Mindy and Anna may dwell on the 'what ifs?' and all I can do is sympathise. But for those who want an important and consoling truth about love on Valentine's Day, I've been reading a new book by the psychotherapist Janet Reibstein called 'The Best Kept Secret' (Bloomsbury). broken heartsI heartily recommend it to Mindy, and as an antidote to 'the romantic lie in the brain' as Auden called it, which afflicts so many people, like Anna. Reibstein points out that 'the stories of the Great Partnerships are not being heard above the din of reports of the failed ones', and so has interviewed over 200 couples to share the secrets of their lasting love. It's a funny, tender, wise, uplifting, and entirely human read of how love can change, be tested, endure and survive.

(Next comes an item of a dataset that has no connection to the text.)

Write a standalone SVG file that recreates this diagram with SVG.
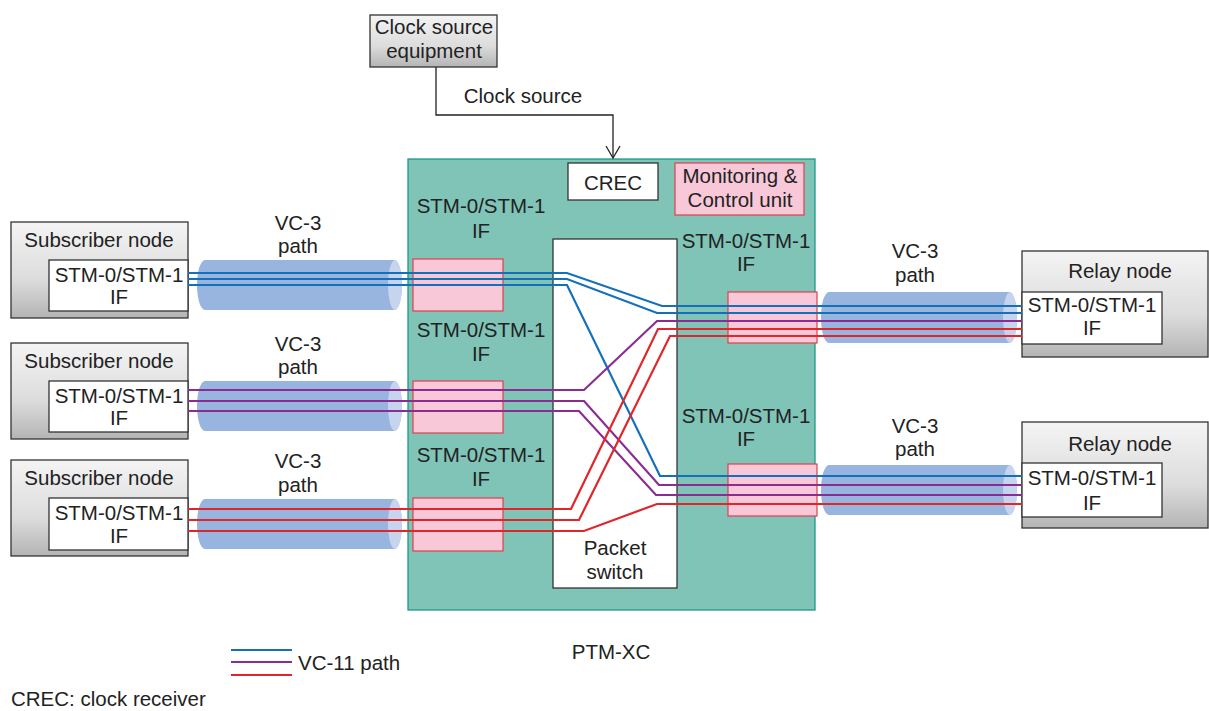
<svg xmlns="http://www.w3.org/2000/svg" width="1209" height="711" viewBox="0 0 1209 711">
<defs>
<linearGradient id="gray" x1="0" y1="0" x2="0" y2="1">
<stop offset="0" stop-color="#f4f4f4"/>
<stop offset="0.6" stop-color="#dcdcdc"/>
<stop offset="1" stop-color="#b4b4b4"/>
</linearGradient>
<marker id="arr" markerWidth="16" markerHeight="16" refX="14" refY="8" orient="auto" markerUnits="userSpaceOnUse" viewBox="0 0 16 16">
<path d="M2 1 L14 8 L2 15" fill="none" stroke="#222" stroke-width="1.3"/>
</marker>
</defs>
<style>
text{font-family:"Liberation Sans",Arial,sans-serif;font-size:20.5px;fill:#222;text-anchor:middle}
.outer{fill:url(#gray);stroke:#333;stroke-width:1.3}
.inner{fill:#fff;stroke:#333;stroke-width:1.3}
.pink{fill:#f8c8d8;stroke:#e0404c;stroke-width:1.2}
.tube{fill:#97b5de}
.cap{fill:#c6d4ee}
.b{fill:none;stroke:#1470b8;stroke-width:2.2}
.p{fill:none;stroke:#8a2c92;stroke-width:2.2}
.r{fill:none;stroke:#e0262a;stroke-width:2.2}
</style>
<rect width="1209" height="711" fill="#fff"/>

<g id="ptm-xc">
<rect x="408" y="159" width="407" height="451" fill="#80c4b8" stroke="#1a9a88" stroke-width="1.3"/>
<text x="611" y="659">PTM-XC</text>
</g>
<g id="crec">
<rect x="568" y="163" width="90" height="37" fill="#fff" stroke="#333" stroke-width="1.3"/>
<text x="613" y="190">CREC</text>
</g>
<g id="monitoring">
<rect x="675" y="163" width="129" height="52" class="pink"/>
<text x="740" y="183">Monitoring &amp;</text>
<text x="740" y="207">Control unit</text>
</g>
<g id="packet-switch">
<rect x="553" y="239" width="124" height="349" fill="#fff" stroke="#333" stroke-width="1.3"/>
<text x="615" y="555">Packet</text>
<text x="615" y="579">switch</text>
</g>
<g id="if-left-1">
<rect x="413" y="259" width="90" height="52" class="pink"/>
<text x="481" y="213">STM-0/STM-1</text>
<text x="481" y="238">IF</text>
</g>
<g id="if-left-2">
<rect x="413" y="381" width="90" height="52" class="pink"/>
<text x="481" y="337">STM-0/STM-1</text>
<text x="481" y="361">IF</text>
</g>
<g id="if-left-3">
<rect x="413" y="498" width="90" height="53" class="pink"/>
<text x="481" y="462">STM-0/STM-1</text>
<text x="481" y="486">IF</text>
</g>
<g id="if-right-1">
<rect x="728" y="292" width="89" height="51" class="pink"/>
<text x="746" y="248">STM-0/STM-1</text>
<text x="746" y="271">IF</text>
</g>
<g id="if-right-2">
<rect x="728" y="464" width="89" height="52" class="pink"/>
<text x="746" y="423">STM-0/STM-1</text>
<text x="746" y="446">IF</text>
</g>

<g id="clock-source-equipment">
<rect x="370" y="15" width="127" height="52" class="outer"/>
<text x="434" y="34">Clock source</text>
<text x="434" y="58">equipment</text>
</g>

<g id="subscriber-1">
<rect x="11" y="222" width="177" height="96" class="outer"/>
<text x="99" y="247">Subscriber node</text>
<rect x="49" y="260" width="139" height="51" class="inner"/>
<text x="119" y="282">STM-0/STM-1</text>
<text x="119" y="304">IF</text>
</g>
<g id="subscriber-2">
<rect x="11" y="343" width="177" height="96" class="outer"/>
<text x="99" y="368">Subscriber node</text>
<rect x="49" y="381" width="139" height="51" class="inner"/>
<text x="119" y="403">STM-0/STM-1</text>
<text x="119" y="425">IF</text>
</g>
<g id="subscriber-3">
<rect x="11" y="460" width="177" height="96" class="outer"/>
<text x="99" y="485">Subscriber node</text>
<rect x="49" y="498" width="139" height="52" class="inner"/>
<text x="119" y="520">STM-0/STM-1</text>
<text x="119" y="543">IF</text>
</g>
<g id="relay-1">
<rect x="1022" y="251" width="186" height="106" class="outer"/>
<text x="1120" y="278">Relay node</text>
<rect x="1022" y="292" width="140" height="52" class="inner"/>
<text x="1092" y="312">STM-0/STM-1</text>
<text x="1092" y="335">IF</text>
</g>
<g id="relay-2">
<rect x="1022" y="422" width="186" height="106" class="outer"/>
<text x="1120" y="451">Relay node</text>
<rect x="1022" y="463" width="140" height="54" class="inner"/>
<text x="1092" y="485">STM-0/STM-1</text>
<text x="1092" y="510">IF</text>
</g>

<g id="vc3-left-1">
<rect x="197" y="260" width="205" height="50" rx="8" ry="25" class="tube"/>
<ellipse cx="395" cy="285" rx="7" ry="25" class="cap"/>
<text x="298" y="230">VC-3</text>
<text x="298" y="253">path</text>
</g>
<g id="vc3-left-2">
<rect x="197" y="381" width="205" height="50" rx="8" ry="25" class="tube"/>
<ellipse cx="395" cy="406" rx="7" ry="25" class="cap"/>
<text x="298" y="351">VC-3</text>
<text x="298" y="374">path</text>
</g>
<g id="vc3-left-3">
<rect x="197" y="499" width="205" height="50" rx="8" ry="25" class="tube"/>
<ellipse cx="395" cy="524" rx="7" ry="25" class="cap"/>
<text x="298" y="468">VC-3</text>
<text x="298" y="492">path</text>
</g>
<g id="vc3-right-1">
<rect x="821" y="292" width="196" height="51" rx="8" ry="25" class="tube"/>
<ellipse cx="1010" cy="317.5" rx="7" ry="25.5" class="cap"/>
<text x="915" y="258">VC-3</text>
<text x="915" y="282">path</text>
</g>
<g id="vc3-right-2">
<rect x="821" y="465" width="196" height="50" rx="8" ry="25" class="tube"/>
<ellipse cx="1010" cy="490" rx="7" ry="25" class="cap"/>
<text x="915" y="433">VC-3</text>
<text x="915" y="456">path</text>
</g>

<g id="connectors">
<path d="M436 67 V115 H613 V158" fill="none" stroke="#222" stroke-width="1.3" marker-end="url(#arr)"/>
<text x="523" y="103">Clock source</text>
<path class="b" d="M188 273 H567 L662 306 H1022"/>
<path class="b" d="M188 279 H567 L657 313 H1022"/>
<path class="b" d="M188 285 H567 L660 476 H1022"/>
<path class="p" d="M188 390 H584 L657 321 H1022"/>
<path class="p" d="M188 401 H584 L659 485 H1022"/>
<path class="p" d="M188 411 H579 L656 495 H1022"/>
<path class="r" d="M188 509 H571 L658 329 H1022"/>
<path class="r" d="M188 520 H579 L670 336 H1022"/>
<path class="r" d="M188 531 H584 L657 504 H1022"/>
</g>

<g id="legend">
<line x1="231" y1="650" x2="292" y2="650" class="b"/>
<line x1="231" y1="662" x2="292" y2="662" class="p"/>
<line x1="231" y1="675" x2="292" y2="675" class="r"/>
<text x="298" y="670" style="text-anchor:start">VC-11 path</text>
<text x="11" y="706" style="text-anchor:start">CREC: clock receiver</text>
</g>
</svg>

And there's more. Lasting love can take many forms. Tonight I shall drink champagne with my new love, my friend. But thirty-nine years ago I draw a funny Valentine for the man I married a week later - in passion, Mindy, at the age of 21, after knowing him three months. We lasted thirty-five years. And I have come to understand this miracle - that some loves discover their true greatness when they appear to be over. So a marriage may finish with sorrow mitigated by generosity, respect and unassailable devotion – the love which sustained it surviving its ending. Who would have thought it? So as Ray LaMontagne reaches the last track 'Within You' on his new CD, offering as 'the answer' the one word 'love,' repeated again and again and again, his language beaten into one melodic word, because it is all we have…….I offer my experience as part of the mystery. And to prove a point I often make on this page – that, until we die, the best 'what if?' is an endless opening of the heart to possibility.